The researchers argue that, as with other impact studies, anomalously high iridium concentrations are an indicator of a major bolide impact and that the ice core analyses should provides a continuous, well-documented, and well-preserved stratigraphic sequence in which to search for an anomaly. They estimate that an impact of the currently hypothesized magnitude would have produced an iridium signal between 200 and 130,000 times the background iridium level due to the continuous accumulation of terrestrial and cosmic dust. As such, the researchers postulate that their analyses will be a definitive test of the impact.
The research could have broad impact on the wider science community by catalyzing new scientific thinking about the existing scientific theory that a bolide impact was a contributory cause of abrupt climatic change at the Younger Dryas boundary.
The planned activities fit well into the potentially transformative, high risk, and exploratory nature of the EAGER programs.

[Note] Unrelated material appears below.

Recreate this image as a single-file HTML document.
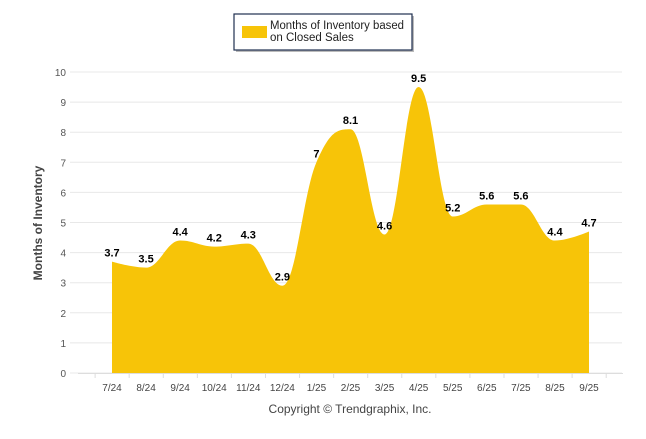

The Younger Dryas (YD), a millennium-long cooling period amidst post-glacial warming, is well documented in the Greenland ice cores but apparently missing in Antarctica. It is thought to result from an abrupt change in atmospheric and oceanic circulation, but the cause of such a change remains controversial due to the lack of compelling evidence. Among other causes, the Younger Dryas impact hypothesis is based on observations and is testable. It interprets the C-rich layer (referred to as YDB – YD boundary exposed in many sites in the Northern America and Europe) enriched in magnetic grains with Ir, magnetic microspherules, charcoal, soot, carbon spherules, glass-like carbon with nanodiamonds, and fullerenes with extraterrestrial He as evidence for impact or aerial blast at ~12,900 years ago. Subsequent studies questioned some petrographic evidence for an impact or found new ones. However, the invoked petrographic impact markers have never been supported by a geochemical signature of an impact such as a sharp increase in Ir or other PGE concentrations. We measured trace and major element concentrations in ice samples from the GISP2 ice core across the Bølling-Allerød/YD boundary (depth of 1709-1720 m, 12279-13064 years old) with a spatial resolution of ~12.5 cm (time resolution of 2.5-4.6 years). The samples were analyzed in two analytical sessions, first for Ir, Pt, Lu, and Hf and then for Mg, Al, Ca, Ti, V, Cr, Mn, Fe, Co, Ni, Zn, Zr, Ru, Rh, Pd, Ag, Ba, La, Ce, and Au using a GV Instruments Platform ICP-MS equipped with an Apex inlet system in order to increase sensitivity and reduce oxide interferences. Ratios of LuO/Lu (<0.01) and HfO/Hf (<0.05), measured in a Lu-Hf solution together with ice samples, were used to correct for LuO and HfO interferences on 191Ir and 194,195,196Pt, respectively. The corrections were typically <5%. For calibration we used a 10 ppb Pt-Ir solution made from 1000 ppm HPS single element standards. The BHVO-1 standard was used for major and trace elements. Our results will soon be submitted for publication and discussed in terms of the various proposed theories for the Younger Dryas cooling. The main conclusion of our study is the detection of an unusual catastrophic event during the Bølling-Allerød - YD transition period, but our results clearly rule out an impact or aerial explosion of a chondritic bolide.